Equally important, historians who have challenged the Russian imperialistic view of Ukraine have been able to do this without staring down the barrel of a gun as those who gave up their lives to write history for the sake of history in Ukraine before the collapse of the Soviet Union. Historians have also evaluated the works of those who have conducted research in the Diaspora but whose research existed on the margins because there was no independent Ukraine to provide the reliability or validity needed to challenge the Russian imperialistic paradigm. As a result, their research has drawn a distinction between Ukrainian and Russian identities that are ignored in the Russian Imperialist paradigm. At the same time, historians who critically evaluate historical research have become the enemies of the past, while the people who serve testimony to their work have become the enemies of political leaders who need their version of the past to justify their political, economic, and social objectives in the present.

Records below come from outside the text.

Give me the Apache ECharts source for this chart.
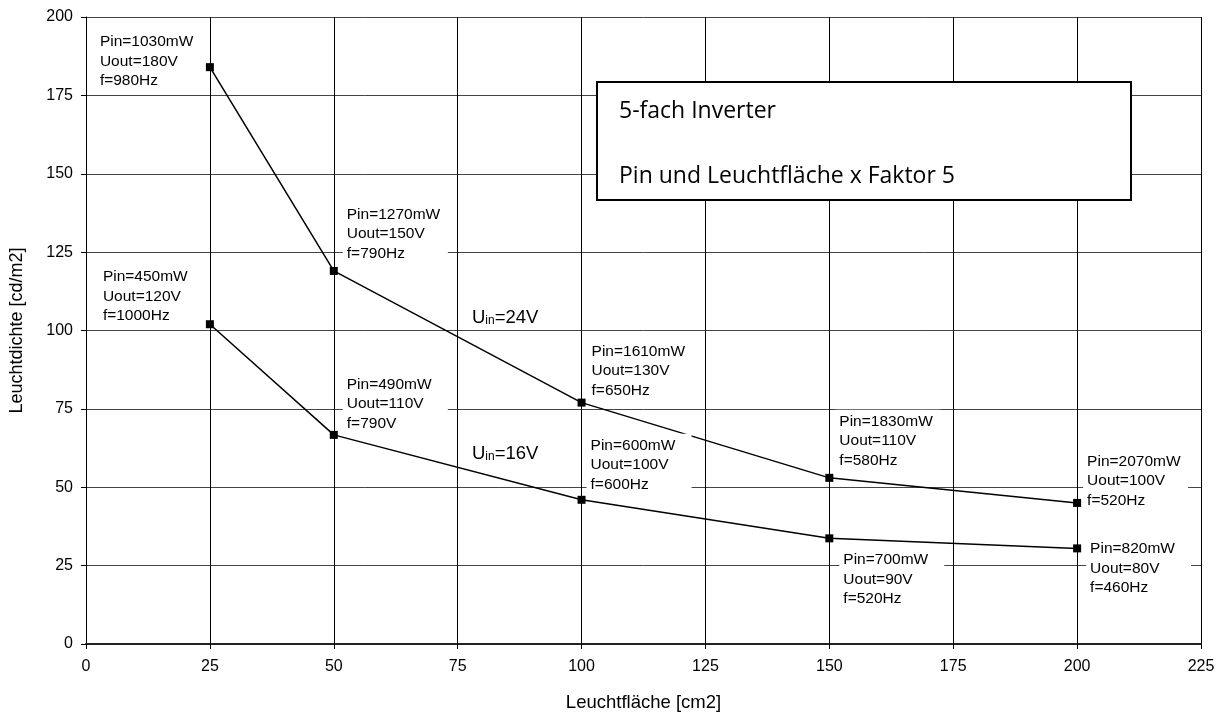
<!DOCTYPE html>
<html>
<head>
<meta charset="utf-8">
<script src="https://cdn.jsdelivr.net/npm/echarts@6/dist/echarts.min.js"></script>
<style>
html,body{margin:0;padding:0;background:#fff;}
#chart{width:1221px;height:717px;}
</style>
</head>
<body>
<div id="chart"></div>
<script>
// ---- data ----
const areaValues = [25, 50, 100, 150, 200];          // Leuchtfläche [cm2]
const lum24 = [184, 119, 77, 53, 45];                // U_in = 24V
const lum16 = [102, 66.7, 46, 33.7, 30.5];           // U_in = 16V
const info24 = [
  ["Pin=1030mW", "Uout=180V", "f=980Hz"],
  ["Pin=1270mW", "Uout=150V", "f=790Hz"],
  ["Pin=1610mW", "Uout=130V", "f=650Hz"],
  ["Pin=1830mW", "Uout=110V", "f=580Hz"],
  ["Pin=2070mW", "Uout=100V", "f=520Hz"]
];
const info16 = [
  ["Pin=450mW", "Uout=120V", "f=1000Hz"],
  ["Pin=490mW", "Uout=110V", "f=790V"],
  ["Pin=600mW", "Uout=100V", "f=600Hz"],
  ["Pin=700mW", "Uout=90V", "f=520Hz"],
  ["Pin=820mW", "Uout=80V", "f=460Hz"]
];
const xTicks = [0, 25, 50, 75, 100, 125, 150, 175, 200, 225];
const yTicks = [0, 25, 50, 75, 100, 125, 150, 175, 200];
const xTitle = "Leuchtfläche [cm2]";
const yTitle = "Leuchtdichte [cd/m2]";
const boxLines = ["5-fach Inverter", "Pin und Leuchtfläche x Faktor 5"];
const seriesNames = ["24V", "16V"];

// ---- layout (label offsets, px, relative to marker) ----
const pos24 = [[-110, -33], [13, -64], [10, -59], [10, -64], [10, -49]];
const pos16 = [[-107, -55], [13, -58], [9, -62], [14, 14], [13, -7]];

const FONT = "'Liberation Sans', Arial, sans-serif";

function buildData(ys, infos, poss) {
  return areaValues.map((x, i) => ({
    value: [x, ys[i]],
    label: {
      show: true,
      position: poss[i],
      align: 'left',
      verticalAlign: 'top',
      formatter: infos[i].join('\n'),
      fontFamily: FONT,
      fontSize: 15.5,
      lineHeight: 19.5,
      color: '#000',
      backgroundColor: '#fff',
      padding: [2, 4, 2, 4],
      width: 97
    }
  }));
}

const chart = echarts.init(document.getElementById('chart'), null, {renderer: 'canvas'});

function lineSeries(name, ys, infos, poss) {
  return {
    name: name,
    type: 'line',
    data: buildData(ys, infos, poss),
    symbol: 'rect',
    symbolSize: 8,
    itemStyle: {color: '#000'},
    lineStyle: {color: '#000', width: 1.5},
    animation: false,
    z: 3
  };
}

const option = {
  animation: false,
  backgroundColor: '#fff',
  grid: {left: 85, right: 20, top: 17, bottom: 71},
  xAxis: {
    type: 'value',
    min: xTicks[0], max: xTicks[xTicks.length - 1], interval: 25,
    name: xTitle,
    nameLocation: 'middle',
    nameGap: 49,
    nameTextStyle: {fontFamily: FONT, fontSize: 18.5, color: '#000'},
    axisLine: {show: true, onZero: false, lineStyle: {color: '#222', width: 2}},
    axisTick: {show: true, length: 5, inside: false, lineStyle: {color: '#000'}},
    axisLabel: {fontFamily: FONT, fontSize: 16, color: '#000', margin: 15},
    splitLine: {show: true, lineStyle: {color: '#000', width: 1}}
  },
  yAxis: {
    type: 'value',
    min: yTicks[0], max: yTicks[yTicks.length - 1], interval: 25,
    name: yTitle,
    nameLocation: 'middle',
    nameGap: 60,
    nameTextStyle: {fontFamily: FONT, fontSize: 18, color: '#000'},
    axisLine: {show: true, lineStyle: {color: '#000', width: 1}},
    axisTick: {show: true, length: 5, inside: false, lineStyle: {color: '#000'}},
    axisLabel: {fontFamily: FONT, fontSize: 16, color: '#000', margin: 13},
    splitLine: {show: true, lineStyle: {color: '#444', width: 1}}
  },
  series: [
    lineSeries(seriesNames[0], lum24, info24, pos24),
    lineSeries(seriesNames[1], lum16, info16, pos16)
  ],
  graphic: [
    {
      type: 'rect', z: 100,
      shape: {x: 597, y: 82, width: 534, height: 118},
      style: {fill: '#fff', stroke: '#000', lineWidth: 2}
    },
    {
      type: 'text', z: 101, x: 619, y: 111,
      style: {text: boxLines[0], font: "23px 'Open Sans', Lato, sans-serif", fill: '#000', textVerticalAlign: 'middle'}
    },
    {
      type: 'text', z: 101, x: 619, y: 176,
      style: {text: boxLines[1], font: "23px 'Open Sans', Lato, sans-serif", fill: '#000', textVerticalAlign: 'middle'}
    },
    {
      type: 'text', z: 101, x: 472, y: 316,
      style: {
        text: '{a|U}{s|in}{a|=24V}',
        verticalAlign: 'middle',
        rich: {
          a: {fontFamily: FONT, fontSize: 18.5, color: '#000', verticalAlign: 'bottom', lineHeight: 22},
          s: {fontFamily: FONT, fontSize: 12, color: '#000', verticalAlign: 'bottom', lineHeight: 20}
        }
      }
    },
    {
      type: 'text', z: 101, x: 472, y: 452,
      style: {
        text: '{a|U}{s|in}{a|=16V}',
        verticalAlign: 'middle',
        rich: {
          a: {fontFamily: FONT, fontSize: 18.5, color: '#000', verticalAlign: 'bottom', lineHeight: 22},
          s: {fontFamily: FONT, fontSize: 12, color: '#000', verticalAlign: 'bottom', lineHeight: 20}
        }
      }
    }
  ]
};
chart.setOption(option);
</script>
</body>
</html>
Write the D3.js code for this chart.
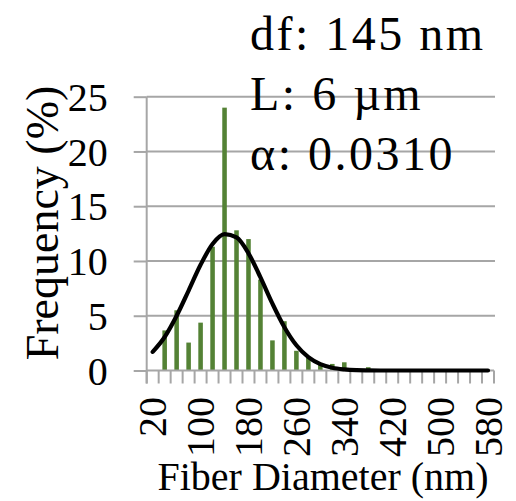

Tragically, the debate over when Russian history ended and when Ukrainian history began is no longer taking place at conferences or in publications among social scientists. Instead, we are witnessing the power of ideas and how those ideas are fueling the hope, courage, and bravery of men and women fighting for their right to have their own Ukrainian nation and state. The significance of what those in the free world are witnessing today is what Putin either does not understand or is afraid of unleashing in his own country. It’s an idea that Catherine the Great could not kill when she destroyed Zaporizhian Cossacks in the 18th century, the Bolsheviks could not end during the brief period of Ukrainian Independence between 1917–18, and Stalin could not exterminate with the Ukrainian Famine in the 1930s. Likewise, as all who preceded him, Putin will not be able to destroy the Ukrainian identity because, in the words of Medgar Evans, an American civil rights activist assassinated in 1963, “you can kill a man, but you cannot kill an idea.”

David Lloyd, who is best known for his illustrations of the story ‘V for Vendetta’ on which the movie was based, writes in his forward to the graphic novel written by Alan Moore that the book was written and illustrated for people ‘who do not switch off the news.’ Whereas the challenges of paying attention to the world are different since David Lloyd’s published those words in 1990, what has not changed is the power of the indomitable spirit to enable people to understand, appreciate, and rally around those who exhibit hope, strength, and courage. Today, Ukrainians are showing the world through their actions that the Ukrainian nation has always existed, and that Ukrainians are prepared to pay the ultimate price to live in a free and democratic society.